I’ll be sloppy and won’t list the paths here. Check whether Rule #4 is maintained yourself.

Let’s continue to delete node 48 this time. This belongs to case III, as noted above. To solve double black problem, we need to right rotate p and swap the color o s and p. The outcome is like this.

We haven’t solved the double black problem. No surprising. The good news is we have changed case III to case I, as noted above. Using we same method we can solve the problem now. The outcome is this.

Rule #4 is restored, indeed. Check it for yourself.

Now let’s still try to delete node 66. This belongs to the simple case. Node x is black and only has a red child. We simple splice node 66 and paint node 60 black, done.

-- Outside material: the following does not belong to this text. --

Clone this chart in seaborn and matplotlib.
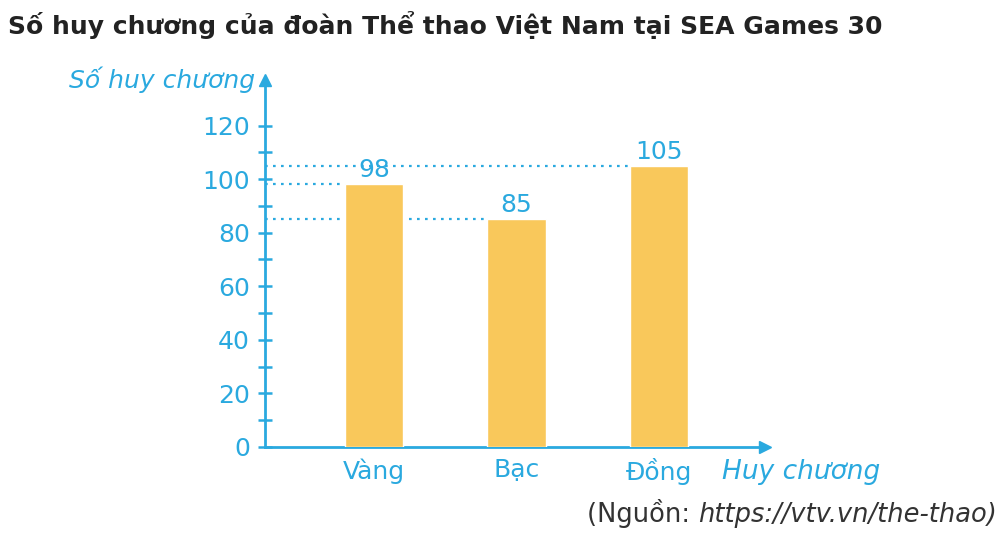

Now for something cool. Let’s try to delete node 60 this time. Upon inspection we find that this belongs to case IV, as noted above. To solve it, we paint node s red and delete x. We get this tree.

We’ve surely fixed the double black problem in the subtree 58. Unfortunately we have propagated the double black problem upward. Now the problematic node is 58. From here we can find that this belongs to case II, as noted above. To deal with it, we simply swap the color between p and s. Finally we get this tree.

Problem solved! I hope you get some ideas about deletion operation in red-black tree throughout these demonstrations. I racked my brains to come up with all these four cases, plus a simple case. I would be sad if you didn’t get anything from this.

Finally, efficiency. Summarizing all four cases, we can have at most O(logn) recoloring and O(1) topological changes in deletion operation, as promised.

7. Conclusion

We’ve come a long way to conclusion, and it’s time to reap the benefit. Red-black tree is a powerful data structure. It can promise O(logn) for search, insert and delete operations. Besides, all dynamic changes will only result in at most O(1) topological changes. Tough the implementation is really difficult, many programming languages have built-in data structure of red-black tree, and there’re many online libs to use. We can use this powerful weapon without a painful time. Isn’t this wonderful?